Ambassador to Kuwait wasn’t convicted of crime, AFC says

Although Guyana’s envoy to Kuwait Dr. Shamir Ally was convicted in the United States of an offence under the US Securities Exchange Act, the Alliance for Change (AFC) last evening stressed that he was never convicted of a crime and always maintained his innocence in the civil case brought against him.

“We must reiterate that contrary to recent media reports, Dr. Shamir Ally was charged and required to pay a penalty by the SEC [Securities and Exchange Commission].  He was not convicted of a crime,” the party said in a statement.

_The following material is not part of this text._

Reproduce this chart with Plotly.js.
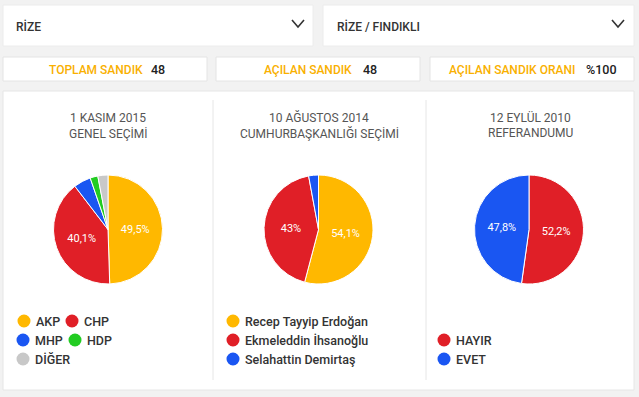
<!DOCTYPE html>
<html>
<head>
<meta charset="utf-8">
<script src="https://cdn.plot.ly/plotly-3.0.1.min.js"></script>
<style>
html,body{margin:0;padding:0;background:#f2f2f2;}
#chart{width:639px;height:397px;}
</style>
</head>
<body>
<div id="chart"></div>
<script>
// ---- data ----
const dropdownLabels = ["RİZE", "RİZE / FINDIKLI"];
const statLabels = ["TOPLAM SANDIK", "AÇILAN SANDIK", "AÇILAN SANDIK ORANI"];
const statValues = ["48", "48", "%100"];

const titles2015 = ["1 KASIM 2015", "GENEL SEÇİMİ"];
const parties2015 = ["AKP", "CHP", "MHP", "HDP", "DİĞER"];
const values2015 = [49.5, 40.1, 5.1, 2.3, 3.0];

const titles2014 = ["10 AĞUSTOS 2014", "CUMHURBAŞKANLIĞI SEÇİMİ"];
const candidates2014 = ["Recep Tayyip Erdoğan", "Ekmeleddin İhsanoğlu", "Selahattin Demirtaş"];
const values2014 = [54.1, 43, 2.9];

const titles2010 = ["12 EYLÜL 2010", "REFERANDUMU"];
const options2010 = ["HAYIR", "EVET"];
const values2010 = [52.2, 47.8];

const colors2015 = ["#FFB800", "#E01F27", "#1A56F2", "#22CC22", "#C8C8C8"];
const colors2014 = ["#FFB800", "#E01F27", "#1A56F2"];
const colors2010 = ["#E01F27", "#1A56F2"];

// ---- helpers ----
const W = 639, H = 397;
const px = x => x / W;
const py = y => 1 - y / H;
const fmt = v => String(v).replace('.', ',') + '%';
const FONT = "Roboto, 'DejaVu Sans', sans-serif";

const shapes = [];
const annotations = [];

function rect(x0, y0, x1, y1, fill, line) {
  shapes.push({type: 'rect', xref: 'paper', yref: 'paper', x0: px(x0), x1: px(x1), y0: py(y1), y1: py(y0),
    fillcolor: fill, line: {color: line || fill, width: 1}, layer: 'below'});
}
function text(t, x, y, opts) {
  annotations.push(Object.assign({xref: 'paper', yref: 'paper', x: px(x), y: py(y), text: t, showarrow: false,
    xanchor: 'left', yanchor: 'middle', font: {family: FONT, size: 12, color: '#333'}}, opts || {}));
}

// dropdowns
rect(3, 5, 313, 46, '#ffffff', '#ececec');
rect(323, 5, 634, 46, '#ffffff', '#ececec');
text(dropdownLabels[0], 14, 26, {font: {family: FONT, size: 12, color: '#333', weight: 500}});
text(dropdownLabels[1], 335, 26, {font: {family: FONT, size: 12, color: '#333', weight: 500}});
[292, 612].forEach(cx => {
  shapes.push({type: 'path', xref: 'paper', yref: 'paper',
    path: `M ${px(cx)} ${py(20)} L ${px(cx + 6)} ${py(27)} L ${px(cx + 12)} ${py(20)}`,
    line: {color: '#333', width: 1.6}});
});

// stat boxes
const statBoxes = [[3, 207, 47, 149], [216, 420, 262, 361], [430, 634, 447, 584]];
statBoxes.forEach((b, i) => {
  rect(b[0], 57, b[1], 81, '#ffffff', '#e4e4e4');
  text(statLabels[i], b[2], 70, {font: {family: FONT, size: 12, color: '#F9B000', weight: 500}});
  text(statValues[i], b[3], 70, {font: {family: FONT, size: 12.5, color: '#222', weight: 500}});
});

// main panel
rect(3, 91, 634, 390, '#ffffff', '#e6e6e6');
[213, 426].forEach(x => {
  shapes.push({type: 'line', xref: 'paper', yref: 'paper', x0: px(x), x1: px(x), y0: py(100), y1: py(380),
    line: {color: '#e6e6e6', width: 1}});
});

// titles
[[titles2015, 108], [titles2014, 319], [titles2010, 530]].forEach(([t, cx]) => {
  text(t[0], cx, 118, {xanchor: 'center', font: {family: FONT, size: 12, color: '#555'}});
  text(t[1], cx, 133, {xanchor: 'center', font: {family: FONT, size: 12, color: '#555'}});
});

// legends
function legendItem(label, color, cx, cy) {
  const r = 6.5;
  shapes.push({type: 'circle', xref: 'paper', yref: 'paper', x0: px(cx - r), x1: px(cx + r), y0: py(cy + r), y1: py(cy - r),
    fillcolor: color, line: {width: 0}});
  text(label, cx + 10, cy + 0.5, {font: {family: FONT, size: 12.5, color: '#333', weight: 500}});
}
const leg2015 = [[24, 321], [72, 321], [23, 340], [75, 340], [23, 359]];
parties2015.forEach((p, i) => legendItem(p, colors2015[i], leg2015[i][0], leg2015[i][1]));
candidates2014.forEach((c, i) => legendItem(c, colors2014[i], 233, 321 + 19 * i));
options2010.forEach((o, i) => legendItem(o, colors2010[i], 444, 340 + 19 * i));

// pies
const R = 54.5, CY = 229.5;
function pie(labels, values, colors, cx) {
  return {
    type: 'pie', labels: labels, values: values, sort: false, direction: 'clockwise', rotation: 0,
    marker: {colors: colors, line: {color: '#ffffff', width: 1}},
    text: values.map(v => v >= 10 ? fmt(v) : ''), textinfo: 'text', textposition: 'inside',
    insidetextorientation: 'horizontal',
    textfont: {family: FONT, size: 11, color: '#ffffff'},
    hoverinfo: 'label+text', showlegend: false,
    domain: {x: [px(cx - R), px(cx + R)], y: [py(CY + R), py(CY - R)]}
  };
}
const data = [
  pie(parties2015, values2015, colors2015, 108),
  pie(candidates2014, values2014, colors2014, 318.5),
  pie(options2010, values2010, colors2010, 529)
];

const layout = {
  width: W, height: H, margin: {l: 0, r: 0, t: 0, b: 0},
  paper_bgcolor: '#f2f2f2', plot_bgcolor: '#f2f2f2',
  showlegend: false, shapes: shapes, annotations: annotations,
  font: {family: FONT}
};
Plotly.newPlot('chart', data, layout, {displayModeBar: false, staticPlot: true});
</script>
</body>
</html>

The statement comes amidst an investigation that has been launched by the Foreign Affairs Ministry following reports on Ally’s conviction.

Dr. Shamir Ally
Dr. Shamir Ally

Ally, a member and financier of the AFC, was selected several months ago for the Kuwait posting. Critics have said that both the party and the APNU+AFC government should have been aware of the conviction and the question is also being raised about why Dr Ally had not volunteered the information when he was being considered for the diplomatic service.

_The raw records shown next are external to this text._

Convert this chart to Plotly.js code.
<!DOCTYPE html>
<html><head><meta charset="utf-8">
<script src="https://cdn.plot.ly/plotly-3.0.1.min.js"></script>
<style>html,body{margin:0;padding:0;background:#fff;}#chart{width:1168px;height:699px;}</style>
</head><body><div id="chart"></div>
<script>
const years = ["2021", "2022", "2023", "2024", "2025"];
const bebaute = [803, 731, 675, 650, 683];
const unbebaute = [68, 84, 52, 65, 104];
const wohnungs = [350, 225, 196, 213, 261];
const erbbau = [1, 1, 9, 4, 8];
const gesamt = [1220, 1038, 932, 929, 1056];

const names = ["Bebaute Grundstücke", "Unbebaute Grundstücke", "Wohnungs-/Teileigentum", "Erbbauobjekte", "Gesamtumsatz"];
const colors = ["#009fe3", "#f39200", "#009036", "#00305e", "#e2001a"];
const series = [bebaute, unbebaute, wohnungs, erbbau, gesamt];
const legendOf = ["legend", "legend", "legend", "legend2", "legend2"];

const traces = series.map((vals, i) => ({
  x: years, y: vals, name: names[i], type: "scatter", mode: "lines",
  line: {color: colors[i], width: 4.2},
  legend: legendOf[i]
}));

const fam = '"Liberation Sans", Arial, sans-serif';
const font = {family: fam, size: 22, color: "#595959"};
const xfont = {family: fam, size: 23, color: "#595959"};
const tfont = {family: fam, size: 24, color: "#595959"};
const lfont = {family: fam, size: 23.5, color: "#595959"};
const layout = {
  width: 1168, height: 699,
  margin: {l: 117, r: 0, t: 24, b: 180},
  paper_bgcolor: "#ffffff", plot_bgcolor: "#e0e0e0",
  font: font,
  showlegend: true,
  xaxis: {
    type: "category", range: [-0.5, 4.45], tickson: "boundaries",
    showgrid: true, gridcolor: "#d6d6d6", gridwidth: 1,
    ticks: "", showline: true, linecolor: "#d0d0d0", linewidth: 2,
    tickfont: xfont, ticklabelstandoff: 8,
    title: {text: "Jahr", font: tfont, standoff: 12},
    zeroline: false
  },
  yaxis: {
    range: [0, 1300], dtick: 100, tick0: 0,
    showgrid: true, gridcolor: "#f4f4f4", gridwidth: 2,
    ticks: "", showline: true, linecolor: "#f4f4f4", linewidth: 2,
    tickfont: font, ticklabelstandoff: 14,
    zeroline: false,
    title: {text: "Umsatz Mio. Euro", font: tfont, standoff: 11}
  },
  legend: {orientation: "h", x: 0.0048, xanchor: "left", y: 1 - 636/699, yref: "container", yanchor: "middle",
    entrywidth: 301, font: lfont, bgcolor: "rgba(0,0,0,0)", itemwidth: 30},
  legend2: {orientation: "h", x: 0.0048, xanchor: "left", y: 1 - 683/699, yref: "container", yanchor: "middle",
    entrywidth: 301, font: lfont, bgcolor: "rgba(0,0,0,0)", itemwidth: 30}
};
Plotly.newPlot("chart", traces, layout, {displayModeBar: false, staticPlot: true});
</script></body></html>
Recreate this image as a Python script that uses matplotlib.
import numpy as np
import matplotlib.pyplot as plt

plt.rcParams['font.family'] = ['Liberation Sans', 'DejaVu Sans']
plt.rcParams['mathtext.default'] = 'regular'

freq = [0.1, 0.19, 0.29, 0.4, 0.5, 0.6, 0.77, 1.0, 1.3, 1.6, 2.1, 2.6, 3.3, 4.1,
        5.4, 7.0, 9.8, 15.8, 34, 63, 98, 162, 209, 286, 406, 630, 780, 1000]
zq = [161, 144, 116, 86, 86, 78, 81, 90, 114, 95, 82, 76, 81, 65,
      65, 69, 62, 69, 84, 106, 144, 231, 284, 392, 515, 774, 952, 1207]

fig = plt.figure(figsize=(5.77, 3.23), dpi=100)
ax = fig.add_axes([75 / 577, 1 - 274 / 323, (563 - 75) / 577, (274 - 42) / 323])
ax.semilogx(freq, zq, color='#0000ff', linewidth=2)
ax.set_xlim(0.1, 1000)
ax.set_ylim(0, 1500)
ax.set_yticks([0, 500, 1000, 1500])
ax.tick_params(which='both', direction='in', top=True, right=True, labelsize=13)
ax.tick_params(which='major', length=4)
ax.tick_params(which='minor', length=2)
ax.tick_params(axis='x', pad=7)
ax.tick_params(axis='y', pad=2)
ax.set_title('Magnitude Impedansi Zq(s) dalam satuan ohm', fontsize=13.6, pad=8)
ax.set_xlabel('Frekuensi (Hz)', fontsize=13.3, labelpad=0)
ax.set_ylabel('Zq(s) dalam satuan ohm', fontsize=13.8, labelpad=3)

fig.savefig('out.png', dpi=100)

Ally, according to documentation on the case, had a civil case filed against him and Ronald Lanchoney and Robert Mancuso by the SEC and he was fined US$10,000. However, the ruling stated that the defendants consented to the entry of the orders without admitting or denying the Commission’s allegation in the action.

In the statement issued last evening, the AFC said that Ally, in all his correspondences with the SEC, had disagreed with the charges and paid the fine under protest.

The statement said Ally was employed by Acrodyne, a public manufacturing company, for a short period of time from February 2, 1999 to May 9, 1999 as the Cost Accounting Manager. On May 10, 1999, he was promoted to Controller and he served in this position for fifteen months up to July 10, 2000, when his services were terminated.

However, the AFC said that in May, 2002, the SEC, the United States agency for maintaining fair, orderly and efficient markets in-country, served notice on Acrodyne and its former principals of its intention to take civil action.

“The charge read that the SEC was accusing former President A. Robert Mancuso and former Chief Financial Officer Ronald R. Lanchoney, along with Controller Shamir Ally, of disseminating false financial information in press releases and Commission filings in 1998, 1999 and 2000,” the statement said.

It added that instead of proceeding with a long and costly trial, the three were strongly advised by the company’s attorney to make a deal with the SEC to pay fines without admission of guilt, which they did.

According to the AFC, Dr. Ally’s vehement denials of any culpability were first contained in correspondences to the Staff Attorney of the SEC’s Central Regional Office Dawn Leporati Leget, on May 29, 2002.  “His position today, fourteen (14) years after the incident, remains unchanged,” it said, while adding that Ally insists that the company’s annual reports to the SEC were accurate financial results, gleaned from information available from the company’s accounting systems.

It was explained that Acrodyne used to prepare quarterly reports based on some actual, and some estimated figures.  According to the statement, at year-end they did annual stocktaking for end of year reports which were all audited and forwarded to the SEC.  The Quarterly Reports to the SEC, it was stated, were not audited. “That was Standard Operating Procedure at Acrodyne.  There were also no highly computerized systems to offer closer evaluations from one year to the next,” the statement said.

It was explained that the CFO also paid a US$10,000 penalty and the company’s President US$50,000.

Dr. Ally, the statement said, also accused the SEC of making him a “scapegoat” since the accounting procedures he had worked with he had inherited from his predecessors, and he has consistently iterated that he worked under the close supervision of Lanchoney, the CFO.

His July, 2000 termination ruled out his ability to access the accounting records which would have enabled him to substantially rebut the SEC’s 2002 charge, it added.

According to the AFC, contrary to information carried recently in several sections of the local media claiming that the SEC’s 2002 charges took away his voting rights in the USA, Ally “has proven that the SEC’s final judgment (the US$10,000 penalty) never prohibited him from serving as an Officer or Director of any public company (as it did his erstwhile colleagues), neither did it rescind his voting rights.”

The release said that since 2002, Dr. Ally has continued to function unimpeded at very high levels in and out of the United States, voting at all nations, city and town elections.

At Indian Trail, North Carolina, it noted, Dr. Ally was sworn in to serve on six Town Boards and Committees from 2014 to December 2015 and more recently, in February 2015, the North Carolina Secretary of State appointed him as a notary public.

The AFC’s statement also came a day after party leader Khemraj Ramjattan expressed surprise that he had been convicted and said an ongoing investigation will determine the gravity of the matter and ultimately the government’s decision.